Look up the expense ratios of whatever you currently own. Takes two minutes. If you see numbers above 0.30% on plain vanilla ETFs, ask yourself if there’s a cheaper version of roughly the same thing.
Schwab, Vanguard, iShares, Fidelity—they all race to the bottom on fees. That’s good for you.
Don’t chase the absolute lowest fee if the ETF is weird or illiquid. But for core holdings? Cheap is almost always better.
And please—don’t beat yourself up if you’ve been paying higher fees. I did for years. Most people do. The investing industry is designed to make fees feel invisible. That’s not your fault. But now you see them.
Frequently asked questions (casual version)
Wait, do I pay ETF fees directly from my bank account?
No. You’ll never get a bill. The fund just slowly reduces the share price to account for the fee. That’s why you don’t “feel” it—and why so many people ignore it.
Are free ETFs actually free?
Some brokerages offer commission-free trading, which means you don’t pay a fee to buy or sell. But the ETF itself still has an expense ratio. Nothing is truly free. “Free” just means no trading commission, which is great, but the internal fee still exists.
Is it worth paying more for an ETF that might perform better?
History says probably not. Most actively managed funds don’t beat their benchmark after fees. Some do, for a while. But predicting which ones is basically luck. For most beginners, cheap and broad is the smarter bet.
Do ETF fees matter if I’m only investing for a few years?

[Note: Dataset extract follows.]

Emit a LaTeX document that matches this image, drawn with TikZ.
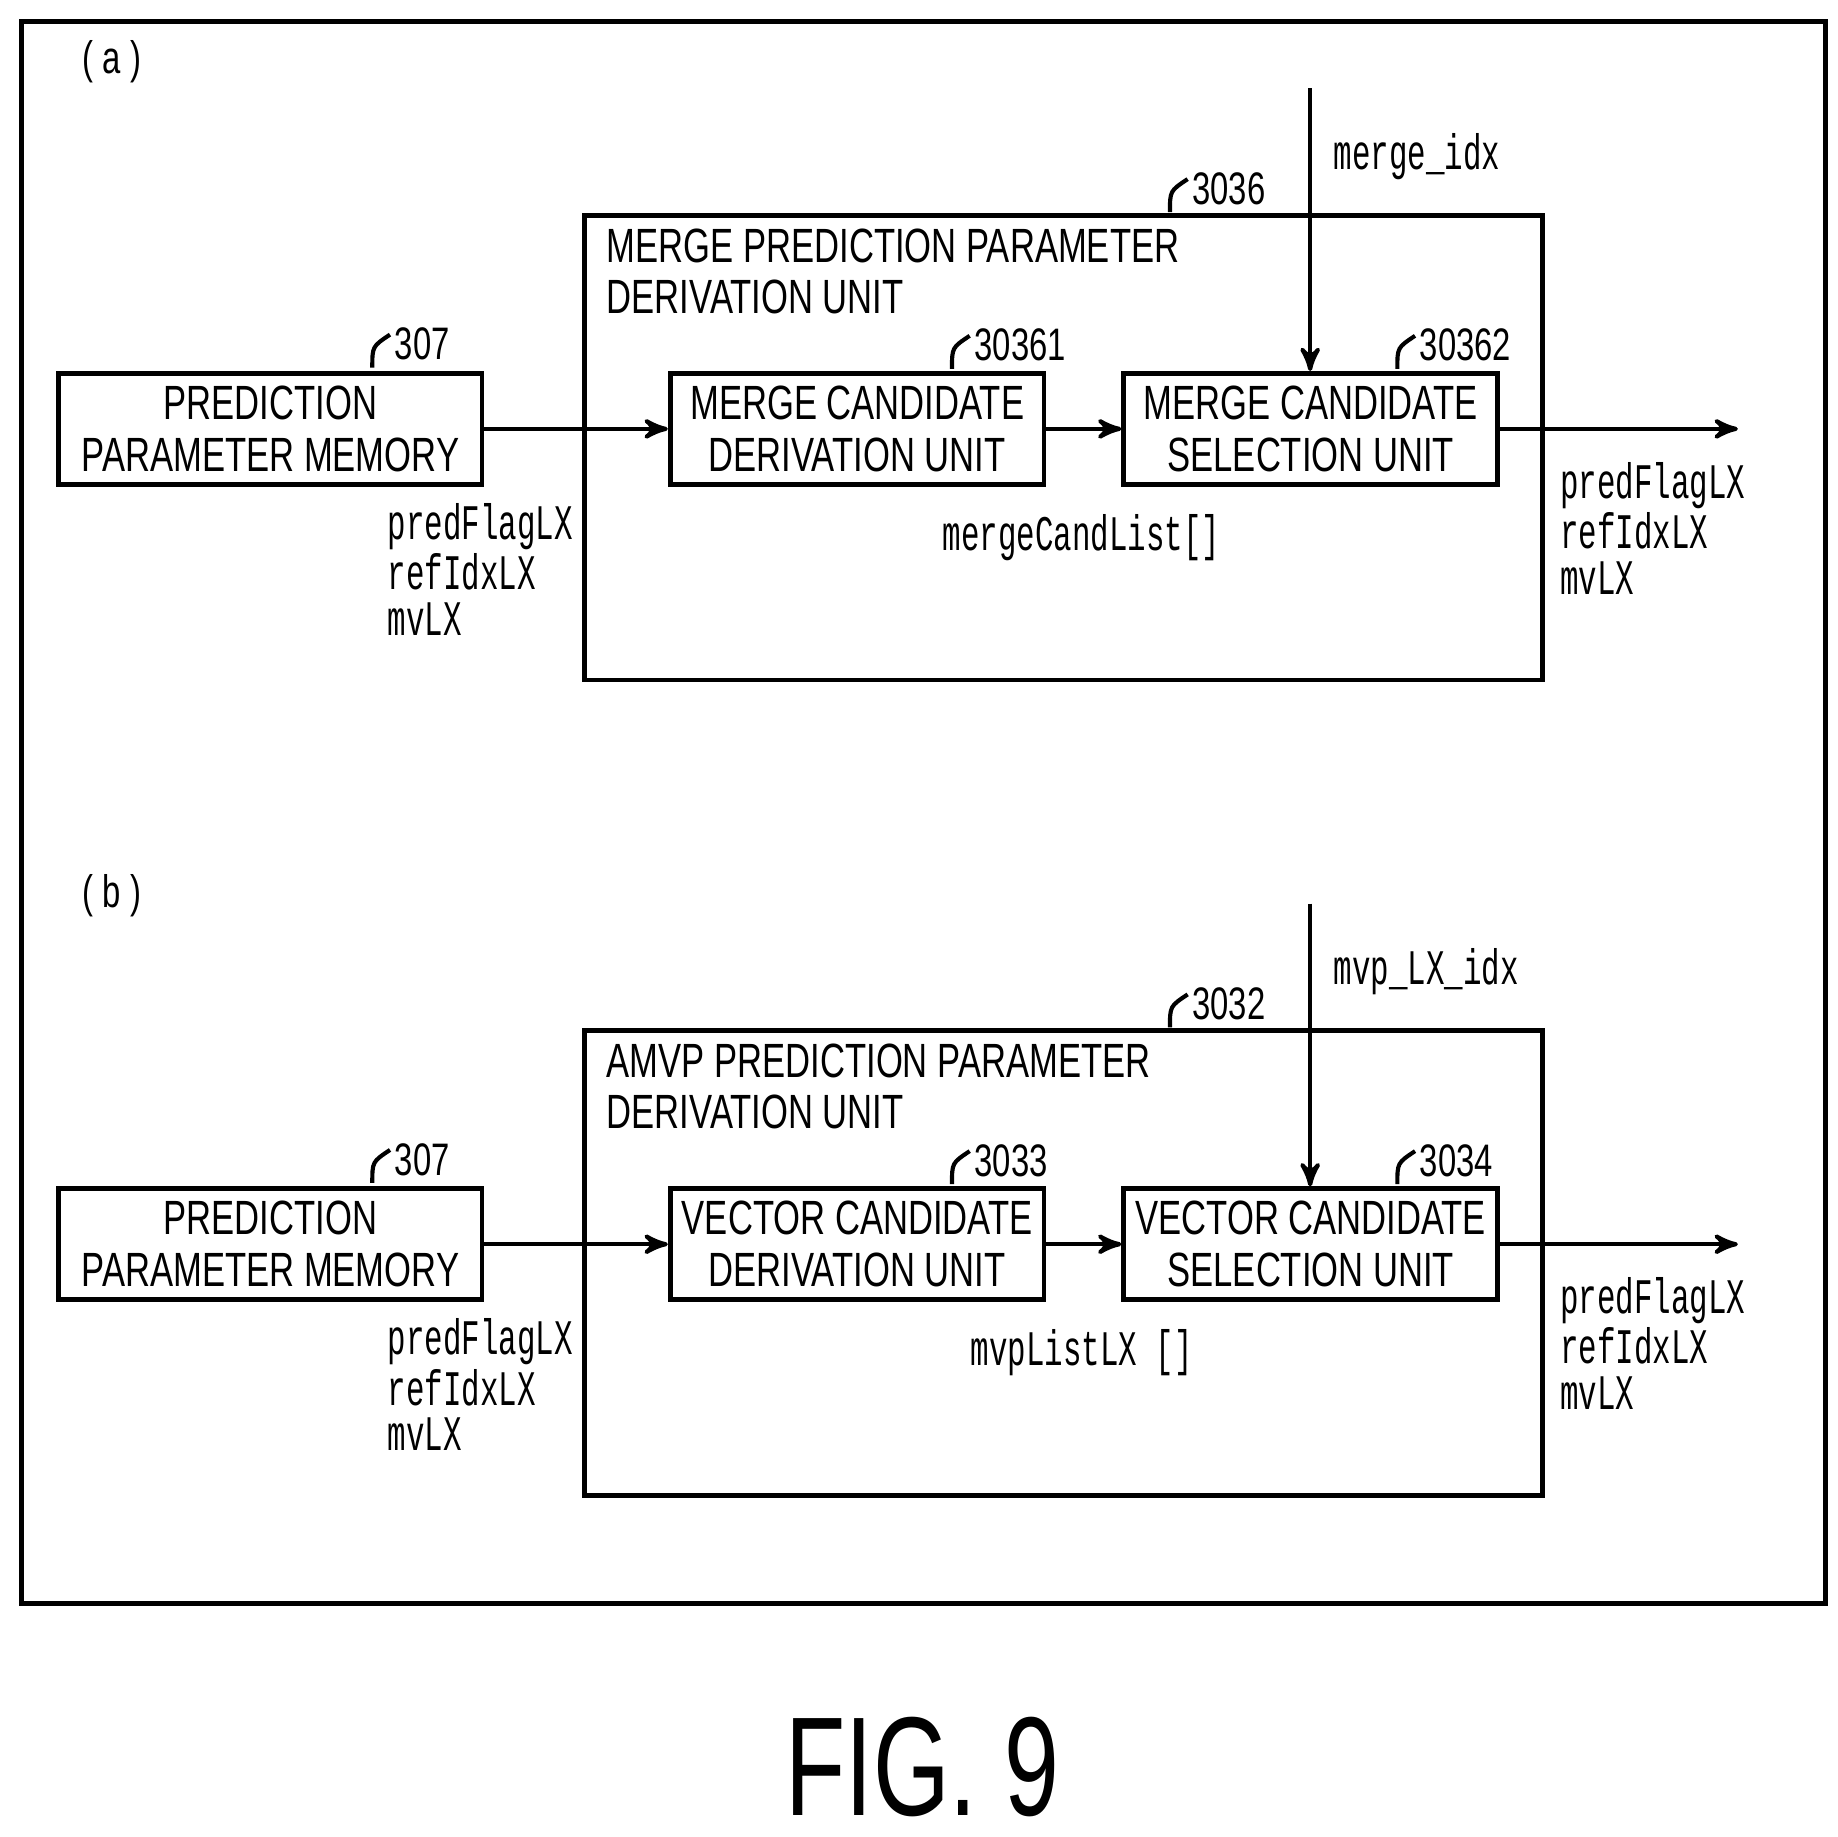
\documentclass[tikz,border=0pt]{standalone}
\usepackage{fontspec}
\newfontfamily\boxfont[FakeStretch=0.72]{Liberation Sans}
\newfontfamily\varfont[FakeStretch=0.62]{Liberation Mono}
\newfontfamily\figfont[FakeStretch=0.7]{Liberation Sans}
\usetikzlibrary{arrows}
\tikzset{
     unitNode/.style =
        { draw
        , line width=1.2pt
        , minimum width=3.17cm
        , minimum height=0.94cm
        , align=center
        , inner sep=0pt
        , font=\boxfont\fontsize{11.6}{12.5}\selectfont
        },
     refNode/.style =
        { anchor=west
        , inner sep=0pt
        , font=\boxfont\fontsize{11}{11}\selectfont
        },
     varNode/.style =
        { anchor=north west
        , inner sep=0pt
        , align=left
        , font=\varfont\fontsize{12}{11}\selectfont
        },
     flow/.style = {->, >=stealth', line width=1pt}
}
\begin{document}
\begin{tikzpicture}
            [ x=0.01cm
            , y=-0.01cm
            , line width=1.2pt
            ]
            \useasboundingbox (0,0) rectangle (1560,1559);
            \draw (18,18) rectangle (1549,1361);
            \node[font=\boxfont\fontsize{11}{11}\selectfont] (tagA) at (95,52) {( a )};
            \node[font=\boxfont\fontsize{11}{11}\selectfont] (tagB) at (95,760) {( b )};

            % (a) merge
            \node[unitNode, minimum width=8.13cm, minimum height=3.94cm] (mergeUnit) at (902.5,380) {};
            \node[refNode, anchor=north west, align=left, font=\boxfont\fontsize{11.6}{12.4}\selectfont] (mergeTitle) at (513,192) {MERGE PREDICTION PARAMETER\\DERIVATION UNIT};
            \node[unitNode, minimum width=3.59cm] (memA) at (229.5,364) {PREDICTION\\PARAMETER MEMORY};
            \node[unitNode] (candDerivA) at (727.5,364) {MERGE CANDIDATE\\DERIVATION UNIT};
            \node[unitNode] (candSelA) at (1112.5,364) {MERGE CANDIDATE\\SELECTION UNIT};
            \coordinate (outA) at (1475,364);
            \coordinate (idxA) at (1112,75);
            \path[flow]
            (memA) edge (candDerivA)
            (candDerivA) edge (candSelA)
            (candSelA) edge (outA)
            (idxA) edge (candSelA.north -| idxA)
            ;
            \node[varNode, anchor=west] (mergeIdx) at (1130,133) {merge\_idx};
            \node[varNode] (memOutA) at (327,425) {predFlagLX\\refIdxLX\\mvLX};
            \node[varNode] (selOutA) at (1322,390) {predFlagLX\\refIdxLX\\mvLX};
            \node[varNode, anchor=center] (listA) at (918,456) {mergeCandList[]};
            \node[refNode] (r3036) at (1010,160) {3036};
            \node[refNode] (r307a) at (333,292) {307};
            \node[refNode] (r30361) at (825,293) {30361};
            \node[refNode] (r30362) at (1203,293) {30362};

            % (b) amvp
            \node[unitNode, minimum width=8.13cm, minimum height=3.94cm] (amvpUnit) at (902.5,1072) {};
            \node[refNode, anchor=north west, align=left, font=\boxfont\fontsize{11.6}{12.4}\selectfont] (amvpTitle) at (513,884) {AMVP PREDICTION PARAMETER\\DERIVATION UNIT};
            \node[unitNode, minimum width=3.59cm] (memB) at (229.5,1056) {PREDICTION\\PARAMETER MEMORY};
            \node[unitNode] (candDerivB) at (727.5,1056) {VECTOR CANDIDATE\\DERIVATION UNIT};
            \node[unitNode] (candSelB) at (1112.5,1056) {VECTOR CANDIDATE\\SELECTION UNIT};
            \coordinate (outB) at (1475,1056);
            \coordinate (idxB) at (1112,767);
            \path[flow]
            (memB) edge (candDerivB)
            (candDerivB) edge (candSelB)
            (candSelB) edge (outB)
            (idxB) edge (candSelB.north -| idxB)
            ;
            \node[varNode, anchor=west] (mvpIdx) at (1130,825) {mvp\_LX\_idx};
            \node[varNode] (memOutB) at (327,1117) {predFlagLX\\refIdxLX\\mvLX};
            \node[varNode] (selOutB) at (1322,1082) {predFlagLX\\refIdxLX\\mvLX};
            \node[varNode, anchor=center] (listB) at (918,1148) {mvpListLX []};
            \node[refNode] (r3032) at (1010,852) {3032};
            \node[refNode] (r307b) at (333,984) {307};
            \node[refNode] (r3033) at (825,985) {3033};
            \node[refNode] (r3034) at (1203,985) {3034};

            % hooks of the reference numbers
            \foreach \r in {r3036,r307a,r30361,r30362,r3032,r307b,r3033,r3034}
                \draw[line width=1pt] ([xshift=-0.17cm,yshift=-0.2cm]\r.west) .. controls ([xshift=-0.17cm,yshift=-0.02cm]\r.west) .. ([xshift=-0.02cm,yshift=0.08cm]\r.west);

            \node[font=\figfont\fontsize{34}{34}\selectfont] (figLabel) at (783,1500) {FIG. 9};
        \end{tikzpicture}
\end{document}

They matter less, but they still matter. If you’re saving for a house in three years, a 0.50% fee on $20k is only about $300. Not nothing, but not life-changing. The real killer is decades of compounding. Long-term investors should care the most.
Can fees ever be too low?
Interesting question. Extremely low fees—like 0.00% to 0.03%—are fine as long as the ETF is from a reputable provider. The only risk is if the fund has very low assets under management and closes down. But that’s rare for major providers. So no, “too low” isn’t really a thing you need to worry about.